Aline Kominsky-Crumb não deveria ser olhada apenas como esposa de Robert Crumb

Morreu nessa última terça-feira (dia 29), a cartunista e artista Aline Kominsky-Crumb, aos 74 anos. Foi o fim de uma das trajetórias mais importantes do meio dos quadrinhos underground dos Estados Unidos e, especialmente, das HQs feministas, algo pelo qual ela foi uma das principais vozes durante muitos e muitos anos. Porém, próximo ao fim da vida, Aline era muito mais lembrada como a esposa de Robert Crumb, do que realmente pelos seus feitos e carreira pessoal. Infelizmente.

A trajetória de Aline começa ainda nos anos 1970. Foi nesse período que ela, já com gosto pelo mundo da nona arte, entrou no coletivo da revista “Wimmen’s Comix”. Era um conjunto de mulheres que produziam narrativas em quadrinhos para mulheres, falando desde sexualidade, política, até mesmo sobre causos do dia a dia. Ela contribuiu em três dos 17 volumes publicados até o fim da publicação. Mas foi, pelos contatos que fez nessa época, que conheceu Robert Crumb, que já despontava como grande nome do mundo underground na época. Eles se casaram em 1978.

Kominsky então passou a participar de diversas produções colaborativas feministas de forma recorrente, chegando até a editar algumas edições. Entre elas estão o “Dirty Laundry Comics” e o “Twisted Sisters”. Tudo isso ainda nos anos 1970. Essas realizações foram fundamentais para sedimentar toda a produção da cartunista Alison Bechdel com a série “Dykes to Watch Out For” a partir dos anos 1980 – que revolucionou quase por completo o universo dos quadrinhos feministas.

Na década seguinte, sua contribuição foi mais acentuada nas páginas da revista “Weirdo”, que fazia junto com o marido. Foi editora também e escreveu alguns de seus melhores trabalhos ali. Na época, ainda era marcada por ser a pessoa que trazia nomes femininos na revista, como Diane Noomin, Julie Doucet e Phoebe Gloeckner.

Nesse período, construiu, com Robert, uma série de tiras chamada “Aline and Bob’s Dirty Laundry” e que ganhou o título no Brasil como “Desenhados Um Para o Outro”, em uma coletânea com todas as histórias publicada pela Companhia das Letras. Ainda no nosso país, foi lançado por aqui, em 2011, “Essa Brunch é um Amor”, pela Conrad, que reunia várias publicações de 1972 até 2005.

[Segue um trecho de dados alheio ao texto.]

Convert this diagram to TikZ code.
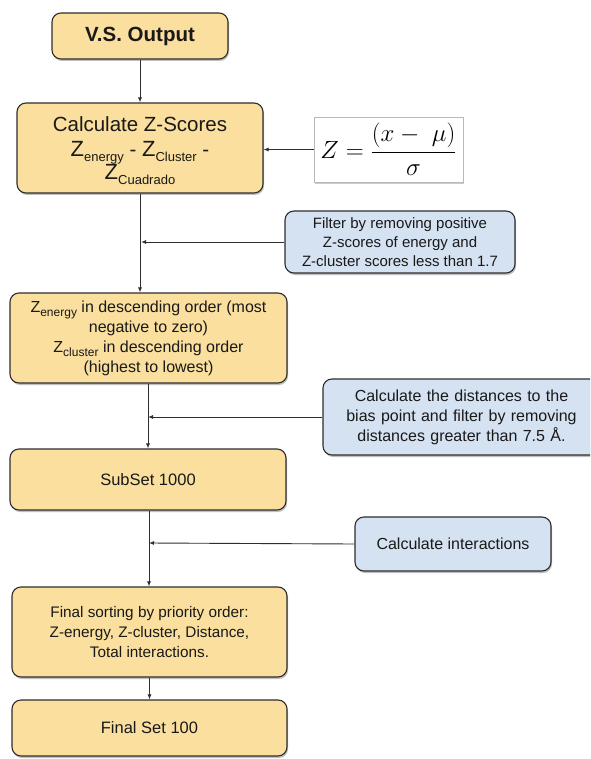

Falando nos anos 2000, foi quando Aline Kominsky-Crumb passou a ser mais reconhecida pelos trabalhos no início de carreira. Várias galerias ao redor do mundo – valorizando a produção underground e independente dos quadrinhos dos Estados Unidos -, compraram originais e peças suas, exibidas atualmente em coleções do MoMA, do Carnegie Museum of Art, entre outros. Não a toa, passou a se envolver mais com o universo das artes visuais e criar, na França, a Galerie Vidourle Prix.

É claro que fica difícil não vincular a arte de Kominsky com a do marido, especialmente pelas colaborações que tiveram ao longo dos anos. Contudo, o pioneirismo e invencionismo da artista nos faz precisar observar ela com outros olhos. Olhos esses mais amáveis, para quadrinhos que fizeram tanta história em um mercado que precisava ser explorado no período. Vá em paz, Aline.